5. Applications and Task Coverage

The unified and interleaved token framework has enabled progress in a spectrum of domains:

Multimodal Generation: Joint and interleaved text–image (Mogao, NextFlow, OneFlow), text–audio–speech (SODA, Llama-Mimi), speech–gesture (Gelina), and vision–language–action for driving/planning (Uni-World VLA).
Multimodal Understanding and Alignment: VQA, image captioning, referencing, open-vocabulary detection, segmentation, and referral tasks are unified under shared backbones and compatible training routines (PaDT (Su et al., 2 Oct 2025), VINO (Chen et al., 5 Jan 2026), Mogao (Liao et al., 8 May 2025)).
Cross-Domain Foundation Models: Recommendation and representation learning are advanced by single-tokenizer frameworks covering multiple fields, items, or behavior streams (UniTok (Hou et al., 17 Nov 2025), TokenFormer (Zhou et al., 15 Apr 2026)).
Resource-Constrained Deployment: Token compression and blending (UniCompress (Wang et al., 11 Mar 2026)) and lightweight expert routing promise practical application for on-device, real-time, or embedded multimodal systems.
Zero-Shot and Editing Capabilities: Emergent capabilities such as zero-shot image editing, reference-driven video generation, in-context multimodal prompting, and task transfer arise directly from the unified tokenization and sequence modeling framework (Liao et al., 8 May 2025, Chen et al., 5 Jan 2026).

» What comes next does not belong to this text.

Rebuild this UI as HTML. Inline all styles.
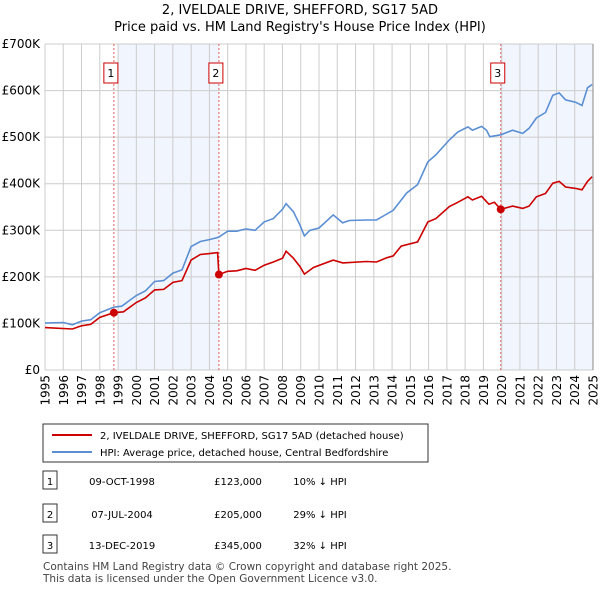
<!DOCTYPE html>
<html><head><meta charset="utf-8"><style>
body{margin:0;background:#fff;font-family:"DejaVu Sans","Liberation Sans",sans-serif;color:#222}
svg text{font-family:"DejaVu Sans","Liberation Sans",sans-serif}
</style></head><body>
<svg id="chart" width="600" height="590">
<text x="300" y="14" text-anchor="middle" font-size="13">2, IVELDALE DRIVE, SHEFFORD, SG17 5AD</text>
<text x="300" y="31" text-anchor="middle" font-size="13">Price paid vs. HM Land Registry's House Price Index (HPI)</text>
<g id="grid"></g><g id="marks"></g>
<g>
<rect x="43" y="424" width="385" height="38" fill="#fff" stroke="#333"/>
<line x1="52" y1="435" x2="92" y2="435" stroke="#cc0000" stroke-width="2"/>
<text x="100" y="439" font-size="10">2, IVELDALE DRIVE, SHEFFORD, SG17 5AD (detached house)</text>
<line x1="52" y1="452" x2="92" y2="452" stroke="#5b8fd4" stroke-width="2"/>
<text x="100" y="456" font-size="10">HPI: Average price, detached house, Central Bedfordshire</text>
</g>
<g id="table" font-size="10"></g>
<text x="43" y="570" font-size="10.5" fill="#444">Contains HM Land Registry data © Crown copyright and database right 2025.</text>
<text x="43" y="582" font-size="10.5" fill="#444">This data is licensed under the Open Government Licence v3.0.</text>
</svg>
<script>
const hpiYears=[1995,1996,1996.5,1997,1997.5,1998,1998.77,1999.2,2000,2000.5,2001,2001.5,2002,2002.5,2003,2003.5,2004,2004.5,2005,2005.5,2006,2006.5,2007,2007.5,2008,2008.2,2008.6,2008.96,2009.2,2009.5,2010,2010.78,2011.3,2011.66,2012.6,2013.15,2014.06,2014.8,2015.4,2015.96,2016.4,2017.14,2017.6,2018.15,2018.4,2018.9,2019.17,2019.35,2019.95,2020.6,2021.15,2021.5,2021.9,2022.4,2022.8,2023.15,2023.5,2024.05,2024.4,2024.7,2024.95];
const hpiValues=[101,102,97,105,108,123,135,137,160,170,190,192,208,215,265,276,280,285,298,298,303,300,318,325,345,357,340,311,288,300,305,333,316,321,322,322,343,380,398,447,462,494,511,522,515,523,515,501,505,515,508,519,541,553,590,595,580,575,568,606,613];
const priceYears=[1995,1996.5,1997,1997.5,1998,1998.77,1999.3,2000,2000.5,2001,2001.5,2002,2002.5,2003,2003.5,2004,2004.45,2004.52,2005,2005.5,2006,2006.5,2007,2007.5,2008,2008.2,2008.6,2008.96,2009.2,2009.7,2010.78,2011.3,2012.6,2013.15,2013.7,2014.06,2014.5,2015.4,2015.96,2016.4,2017.14,2017.6,2018.15,2018.4,2018.9,2019.3,2019.6,2019.95,2020.6,2021.15,2021.5,2021.9,2022.4,2022.8,2023.15,2023.5,2024.05,2024.4,2024.7,2024.95];
const priceValues=[91,88,95,98,113,123,125,145,155,172,173,188,192,236,248,250,252,205,212,213,218,214,225,232,240,255,240,222,206,220,236,230,233,232,241,245,266,275,318,325,351,360,372,365,373,356,360,345,352,347,352,372,379,401,405,393,390,387,405,415];
const saleYears=[1998.77,2004.52,2019.95];
const saleValues=[123,205,345];
const saleLabels=["1","2","3"];
const saleDates=["09-OCT-1998","07-JUL-2004","13-DEC-2019"];
const salePrices=["£123,000","£205,000","£345,000"];
const saleHpi=["10% ↓ HPI","29% ↓ HPI","32% ↓ HPI"];
const yTicks=[0,100,200,300,400,500,600,700];
const yTickLabels=["£0","£100K","£200K","£300K","£400K","£500K","£600K","£700K"];
const xTicks=[];for(let y=1995;y<=2025;y++)xTicks.push(y);

const X0=45,X1=593,Y0=370,Y1=44;
const xs=y=>X0+(y-1995)/30*(X1-X0);
const ys=v=>Y0-v/700*(Y0-Y1);
const NS="http://www.w3.org/2000/svg";
function mk(p,t,a){const e=document.createElementNS(NS,t);for(const k in a)e.setAttribute(k,a[k]);p.appendChild(e);return e;}
const grid=document.getElementById('grid'),marks=document.getElementById('marks');
let s1=mk(grid,'rect',{x:xs(1999),y:Y1,width:xs(2004.52)-xs(1999),height:Y0-Y1,fill:'#eef3fc',opacity:0.8});


let s2=mk(grid,'rect',{x:xs(2019.95),y:Y1,width:X1-xs(2019.95),height:Y0-Y1,fill:'#eef3fc',opacity:0.8});


xTicks.forEach(y=>{
 mk(grid,'line',{x1:xs(y),y1:Y1,x2:xs(y),y2:Y0,stroke:'#ccc','stroke-width':1});
 const tx=xs(y)+4.5,ty=375;
 const t=mk(grid,'text',{x:tx,y:ty,'text-anchor':'end','font-size':12,transform:`rotate(-90 ${tx} ${ty})`});
 t.textContent=y;
 
 
});
yTicks.forEach((v,i)=>{
 mk(grid,'line',{x1:X0,y1:ys(v),x2:X1,y2:ys(v),stroke:'#ccc','stroke-width':1});
 const t=mk(grid,'text',{x:40,y:ys(v)+4,'text-anchor':'end','font-size':12});
 t.textContent=yTickLabels[i];
 
 
});
saleYears.forEach((y,i)=>{
 const l=mk(marks,'line',{x1:xs(y),y1:Y1,x2:xs(y),y2:Y0,stroke:'#e06060','stroke-width':1,'stroke-dasharray':'2,2'});
 
 
});
const pts=(a,b)=>a.map((y,i)=>xs(y).toFixed(1)+','+ys(b[i]).toFixed(1)).join(' ');
const h=mk(marks,'polyline',{points:pts(hpiYears,hpiValues),fill:'none',stroke:'#5b8fd4','stroke-width':1.6});


const p=mk(marks,'polyline',{points:pts(priceYears,priceValues),fill:'none',stroke:'#cc0000','stroke-width':1.6});


saleYears.forEach((y,i)=>{
 const c=mk(marks,'circle',{cx:xs(y),cy:ys(saleValues[i]),r:4,fill:'#cc0000'});
 
 
 const b=mk(marks,'rect',{x:xs(y)-10,y:63,width:14,height:20,fill:'#fff',stroke:'#cc0000'});
 
 
 const t=mk(marks,'text',{x:xs(y)-3,y:77,'text-anchor':'middle','font-size':11});
 t.textContent=saleLabels[i];
 
 
});
mk(marks,'line',{x1:X1,y1:Y1,x2:X1,y2:Y0,stroke:'#888'});
const tb=document.getElementById('table');
const rowsY=[481,514,545];
saleYears.forEach((y,i)=>{
 const ry=rowsY[i];
 const b=mk(tb,'rect',{x:43,y:ry-10,width:14,height:18,fill:'#fff',stroke:'#333'});
 
 
 const cells=[[50,saleLabels[i],'middle'],[122,saleDates[i],'middle'],[238,salePrices[i],'middle'],[320,saleHpi[i],'middle']];
 cells.forEach(c=>{
  const t=mk(tb,'text',{x:c[0],y:ry+4,'text-anchor':c[2]});
  t.textContent=c[1];
  
  
 });
});
</script>
</body></html>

6. Challenges, Trade-offs, and Open Problems

Unified and interleaved token models yield significant advantages, but critical technical and methodological challenges remain:

Modality Interference and Collapse: Naive unification can lead to phenomena such as Sequential Collapse Propagation, where low-rank static embeddings degrade sequence representation expressivity (TokenFormer (Zhou et al., 15 Apr 2026)). Deep-fusion and gating mechanisms are essential to avoid such failure modes.
Tokenization Trade-offs: Increasing quantizer granularity enhances fine detail or fidelity (e.g., in audio and vision) but can harm sequence coherence, as shown in Llama-Mimi (Sugiura et al., 18 Sep 2025) and SODA (Manakul et al., 18 Feb 2026). Dynamic, hierarchical, or adaptively learned tokenizations are plausible solutions but remain under investigation.
Cross-Modal Alignment: Ensuring that information propagates between modalities at the right layers and at the right granularity is non-trivial, demanding advances in attention masking, dynamic embedding tables, and alignment objectives (MSE-ITT (Koval et al., 23 Sep 2025), PaDT (Su et al., 2 Oct 2025)).
Sequence Length and Compute: Despite unification, visual and audio modalities can yield prohibitively long token streams, making compression (UniCompress (Wang et al., 11 Mar 2026)), KV-caching (NextFlow (Zhang et al., 5 Jan 2026)), or hybrid CNN attention (UDC (Tian et al., 24 Oct 2025)) necessary for practical systems.
Task-Specific and Scaling Hyperparameters: Scale-reweighting, curriculum schedules, and expert regularization must be tuned to prevent decoding instability or mode collapse, especially at scale or as new domains/modalities are introduced.

A plausible implication is that future unified architectures will require dynamically adaptive tokenization and hierarchical attention mechanisms, as well as principled hybridization of autoregressive, diffusion, and flow-matching objectives tailored per modality and task.

Collectively, unified and interleaved token models represent a paradigm shift in multimodal foundation modeling, enabling rich joint understanding and generation across heterogeneous signals, with scalable architectures and emergent in-context capabilities. The technical maturity demonstrated by recent work across domains—language–vision (Zhang et al., 5 Jan 2026, Liao et al., 8 May 2025), audio (Manakul et al., 18 Feb 2026, Sugiura et al., 18 Sep 2025), sequential decision (Tian et al., 24 Oct 2025), world modeling (Liu et al., 28 Mar 2026), recommendation (Hou et al., 17 Nov 2025, Zhou et al., 15 Apr 2026)—suggests this is now an established and rapidly evolving area foundational to future AI systems.